Thursday, May 3, 2012

Go With The Flow: Improving Water Flow of Clawfoot Tub Faucets and Clawfoot Tub Showers

Low or irregular flow is not only a complaint heard by urologist and proctologists. It is also a common complaint in the plumbing industry. In plumbing, poor water pressure from showerheads and faucets is frequently caused by debris left behind by hard water. Calcium, magnesium, and other minerals in hard water form deposits that restrict water flow or get trapped in valve openings. The majority of homes in America have hard water so this problem is not isolated to old homes or antique plumbing. The good news is that [A] hard water is not a health hazard (some even argue that the minerals in hard water contribute toward a healthy diet) and [B] cleaning faucets and showerheads can inexpensively reduce the buildup that causes poor water flow.

Sunflower Showerhead
Hard water deposits are often visible on showerheads and handheld showers as white build-up around nozzles where water is discharged. The build-up can clog nozzles or cause erratic spray patterns. Soaking a showerhead overnight in distilled white vinegar will dissolve mineral deposits or loosen them so they can be gently brushed away from nozzles. If this does not improve flow, hard water debris may be blocking the showerhead's flow restrictor. Modern showerheads, including antique reproduction showerheads for clawfoot tub showers, have flow restrictors integrated in them to conserve water. Essentially, a showerhead flow restrictor is a disk with a small hole in it. The small hole in the disk limits the amount of water that passes through the disk but it can also be easily clogged by debris in hard water. The flow restrictor is usually located at the threaded end of the showerhead. Soaking the flow restrictor in vinegar and cleaning as previously described will open the port to restore normal flow to the showerhead.

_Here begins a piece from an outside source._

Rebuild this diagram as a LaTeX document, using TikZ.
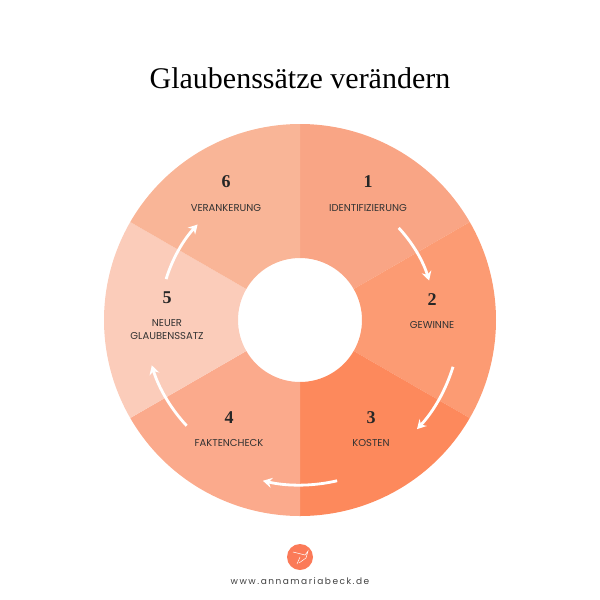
\documentclass[tikz,border=0pt]{standalone}
\usepackage{fontspec}
\setmainfont{Liberation Serif}
\newfontfamily\labfont{Poppins}
\usetikzlibrary{arrows.meta,calc}
\definecolor{cA}{HTML}{F9A585}
\definecolor{cB}{HTML}{FC9B73}
\definecolor{cC}{HTML}{FD895C}
\definecolor{cD}{HTML}{FBAA8C}
\definecolor{cE}{HTML}{FBCCBA}
\definecolor{cF}{HTML}{F9B597}
\definecolor{logo}{HTML}{FB7A58}
\begin{document}
\begin{tikzpicture}[x=1pt,y=-1pt,
  num/.style={font=\fontsize{18}{18}\selectfont\bfseries,text=black!85},
  lab/.style={font=\labfont\fontsize{10}{13}\selectfont,text=black!80,align=center},
  cyc/.style={white,line width=2.8pt,-{Stealth[length=9pt,width=10pt]}}]
\useasboundingbox (0,0) rectangle (600,600);
\coordinate (c) at (300,320);
\foreach \a/\col in {30/cA,-30/cB,-90/cC,-150/cD,150/cE,90/cF}{
  \fill[\col] ($(c)+(-\a:196)$) arc[start angle=-\a, end angle=-\a-60, radius=196] -- ($(c)+(-\a-60:62)$) arc[start angle=-\a-60,end angle=-\a,radius=62] -- cycle;
}
\foreach \a/\r in {30/135,-30/160,-90/165,-150/155,150/140}{
  \draw[cyc] ($(c)+(-\a-13:\r)$) arc[start angle=-\a-13,end angle=-\a+13,radius=\r];
}
\node (t) at (300,78) {\fontsize{30}{30}\selectfont Glaubenssätze verändern};
\node[num] (n1) at (368,182) {1}; \node[lab] (l1) at (368,208) {IDENTIFIZIERUNG};
\node[num] (n2) at (432,300) {2}; \node[lab] (l2) at (432,325) {GEWINNE};
\node[num] (n3) at (371,418) {3}; \node[lab] (l3) at (371,443) {KOSTEN};
\node[num] (n4) at (229,418) {4}; \node[lab] (l4) at (229,443) {FAKTENCHECK};
\node[num] (n5) at (167,298) {5}; \node[lab] (l5) at (167,330) {NEUER\\GLAUBENSSATZ};
\node[num] (n6) at (226,182) {6}; \node[lab] (l6) at (226,208) {VERANKERUNG};
\fill[logo] (300,557) circle[radius=13];
\draw[white,line width=0.5pt] (293,552) -- (305,555) -- (308,551) -- (306,558) -- (299,563) (300,557) -- (297,564);
\node[font=\labfont\fontsize{9}{9}\selectfont,text=black!75] (w) at (300,581) {w\,w\,w\,.\,a\,n\,n\,a\,m\,a\,r\,i\,a\,b\,e\,c\,k\,.\,d\,e};
\end{tikzpicture}
\end{document}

Improving water flow for a clawfoot tub faucet is often as easy as cleaning the aerator. Aerators are installed on the end of faucet spouts to mix air into water to reduce splashing and create the perception of greater water pressure. When sediment from hard water gets trapped in the aerator, water flow is actually restricted by the aerator. Uninstall the aerator from the end of the spout and clean it just as described for a showerhead.

Thermostatic Clawfoot Tub Faucet
Our final hard water victim is faucet valves. Just as we described how hard water deposits and debris can block the port in showerhead flow restrictors, it can also block clawfoot tub faucet valves. The build-up around valves will not be as easily detected as it is on showerheads and aerators because valves are internal but reduced flow or irregular flow are strong indicators that valves are blocked by hard water buildup. Antique clawfoot tub faucets with compression valves are particularly susceptible to hard water because the minerals deteriorate rubber washers causing the faucet to drip. Hard water can also be especially problematic for thermostatic clawfoot tub faucets and showers because they include additional check valves that are easily overlooked when troubleshooting flow issues. The check valves, or vacuum breakers, are integrated into the inlets on thermostatic clawfoot tub faucets to provide anti-siphon protection. If check valves get blocked by hard water deposits they will prevent water from reaching the thermostatic mixing valve. If you have a thermostatic faucet that isn't mixing correctly, there is a good chance that it is because one or both check valves are clogged. The location of check valves varies depending on the faucet and cleaning them is best left to an experienced, licensed plumber.

Routine maintenance of clawfoot tub faucets and clawfoot tub showers is an important step in reducing flow problems caused by hard water. Clean showerheads and faucet aerators regularly to improve performance and extend the life of your faucets and showers. If removing buildup from aerators and showerheads does not solve flow problems, consult with your trusted plumbing professional for help maintaining faucet valves.